JonW · June 8, 2021, 5:17pm

I agree with most of the comments. Personally I would use PGAdmin to import the full plain csv and then write five statements to extract the data from those files.

The one I disagree with is “logout/commit don’t speed up SQL inserts”. Yes they do. The difference between doing 1 million (200K * 5 files) transactions and one (or a thousand even) transaction is enormous. In a SQL database the more you can get away from doing row-by-row the better. SO, bulk-loading the original CSV and doing the population of each of the sub-tables as a single operation will be much faster.

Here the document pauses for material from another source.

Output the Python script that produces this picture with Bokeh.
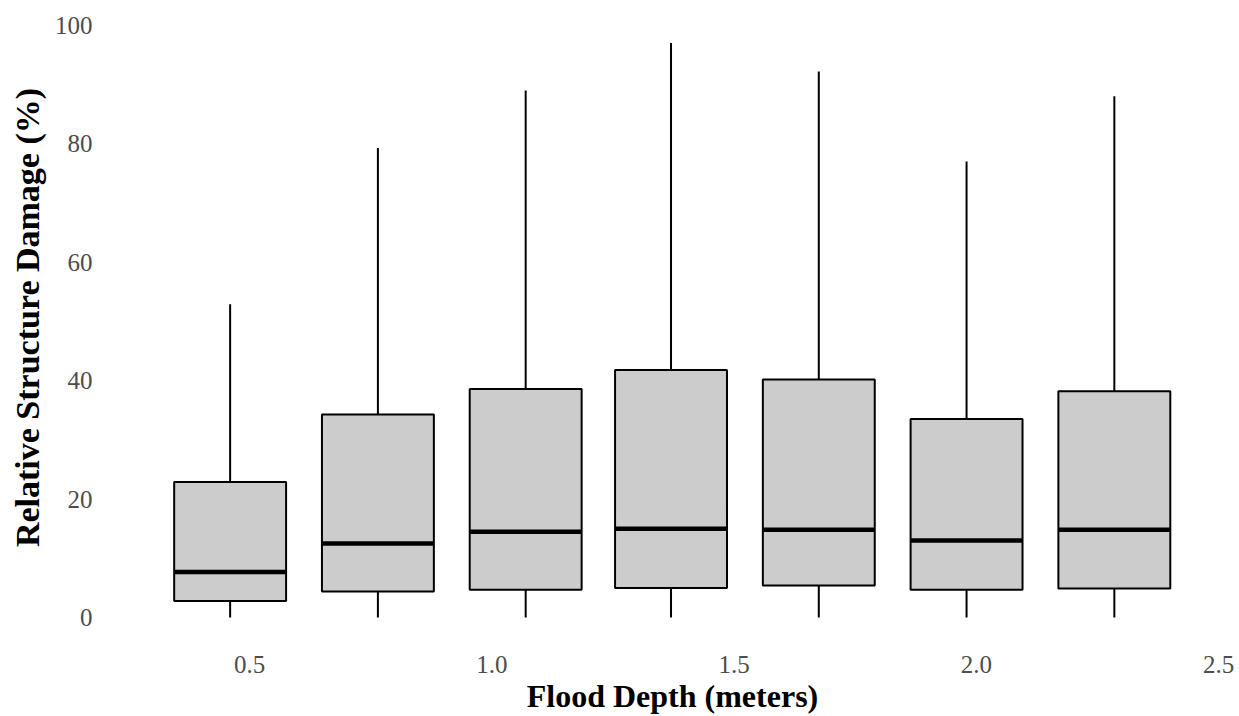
from bokeh.plotting import figure
from bokeh.models import ColumnDataSource, Range1d, FixedTicker
from bokeh.embed import file_html
from bokeh.resources import INLINE

# Data (Relative Structure Damage % by flood depth bin)
depth = [0.46, 0.765, 1.07, 1.37, 1.675, 1.98, 2.285]
lower = [0.0, 0.0, 0.0, 0.0, 0.0, 0.0, 0.0]
q1 = [2.8, 4.4, 4.7, 5.0, 5.4, 4.7, 4.9]
median = [7.7, 12.5, 14.5, 15.0, 14.8, 13.0, 14.8]
q3 = [22.9, 34.3, 38.6, 41.8, 40.2, 33.5, 38.2]
upper = [52.9, 79.3, 89.0, 97.0, 92.2, 77.0, 88.0]
x_ticks = [0.5, 1.0, 1.5, 2.0, 2.5]
y_ticks = [0, 20, 40, 60, 80, 100]
box_width = 0.231

src = ColumnDataSource(dict(
    x=depth, lower=lower, q1=q1, med=median, q3=q3, upper=upper,
    left=[d - box_width / 2 for d in depth],
    right=[d + box_width / 2 for d in depth],
))

p = figure(width=1239, height=716, output_backend="svg", toolbar_location=None,
           x_range=Range1d(0.2234, 2.5227), y_range=Range1d(-1.18, 102.5),
           min_border_left=115, min_border_right=10, min_border_top=10,
           min_border_bottom=90)
p.outline_line_color = None
p.background_fill_color = "white"
p.border_fill_color = "white"
p.xgrid.visible = False
p.ygrid.visible = False

# whiskers
p.segment(x0="x", y0="q3", x1="x", y1="upper", source=src, line_color="black", line_width=2)
p.segment(x0="x", y0="lower", x1="x", y1="q1", source=src, line_color="black", line_width=2)
# boxes
p.vbar(x="x", width=box_width, top="q3", bottom="q1", source=src,
       fill_color="#cccccc", line_color="black", line_width=2)
# medians
p.segment(x0="left", y0="med", x1="right", y1="med", source=src, line_color="black", line_width=4.5)

font = "Liberation Serif"
for ax in (p.xaxis, p.yaxis):
    ax.axis_line_color = None
    ax.major_tick_line_color = None
    ax.minor_tick_line_color = None
    ax.major_tick_in = 0
    ax.major_tick_out = 0
    ax.major_label_text_font = font
    ax.major_label_text_font_size = "25px"
    ax.major_label_text_color = "#4d4d4d"
    ax.axis_label_text_font = font
    ax.axis_label_text_font_style = "bold"
    ax.axis_label_text_color = "black"

p.xaxis.axis_label_text_font_size = "32px"
p.yaxis.axis_label_text_font_size = "34px"
p.xaxis.ticker = FixedTicker(ticks=x_ticks)
p.yaxis.ticker = FixedTicker(ticks=y_ticks)
p.xaxis.major_label_overrides = {t: f"{t:.1f}" for t in x_ticks}
p.xaxis.axis_label = "Flood Depth (meters)"
p.yaxis.axis_label = "Relative Structure Damage (%)"
p.yaxis.major_label_standoff = 23
p.xaxis.major_label_standoff = 31
p.yaxis.axis_label_standoff = 6
p.xaxis.axis_label_standoff = 2

open("out.html", "w").write(file_html(p, INLINE))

In terms of why things slow down as you get more records: the only real reason for a slowdown is that maintaining the indexes gets slower as you have more index entries. But I wouldn’t expect to see the size of slowdown you are seeing with such a tiny table. As mentioned earlier, if you were loading large data, commonly you disable the indexes while loading, and then reenable them, which causes them to be rebuilt, after the load is done. Same as an append/rebuild on tps files.

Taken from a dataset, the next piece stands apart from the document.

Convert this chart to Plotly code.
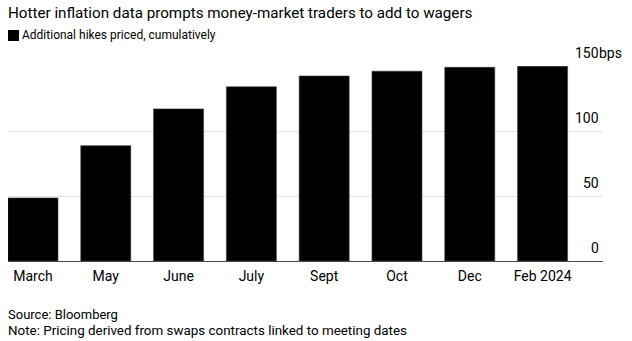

totalhip · June 8, 2021, 5:30pm

Jon - If the inserts necessary for a CSV row are included in a single PG function, I know PG will automatically treat them as a single transaction (ie all or none complete). However, if one specifically includes a logout/commit outside of the call to this function (ie from within Clarion), do you know if PG will override the transaction handling of the function and process many CSV lines at a time.

JonW · June 8, 2021, 5:56pm

Hi Douglas,

If you are considering strictly stuff that happens “in” postgres (or any database for that matter), then commits only happen when you explicitly commit or do DDL (like create a table). So that would mean that inside of a procedure or function everything you do, unless you explicitly put a commit in the middle of it, is part of a single transaction.

With Clarion the prime concern is that the default for ODBC is to commit after every statement. Unless you explicitly turn that off temporarily (which is what Clarion will do when you issue a LOGOUT), every statement that ODBC sends will implicitly have a commit after it.

So from clarion if you do:

loop
get_csvrow
x{PROP:SQL} = ‘insert into tablea…’
x{PROP:SQL} = ‘insert into tableb…’
end

then you have two commits per csv row.

if you do
loop
get_csvrow
x{PROP:SQL} = 'noresultcall do_my_insert(bound csv values…)
end

then you get one commit (transaction) per csv row, where do_my_insert does inserts into both tables.

if you do
logout…
loop
get_csvrow
x{PROP:SQL} = 'noresultcall do_my_insert(bound csv values…)
end
commit

you get one commit (transaction) total

totalhip · June 8, 2021, 6:10pm

Your third example was my guess. With the surrounding logout/commit, I assume the PG function can still return an error if one of the inserts within has an exception. As long as this is true, it allows the Clarion code to be quite simple because one only needs to include a single line within the loop to check for errors.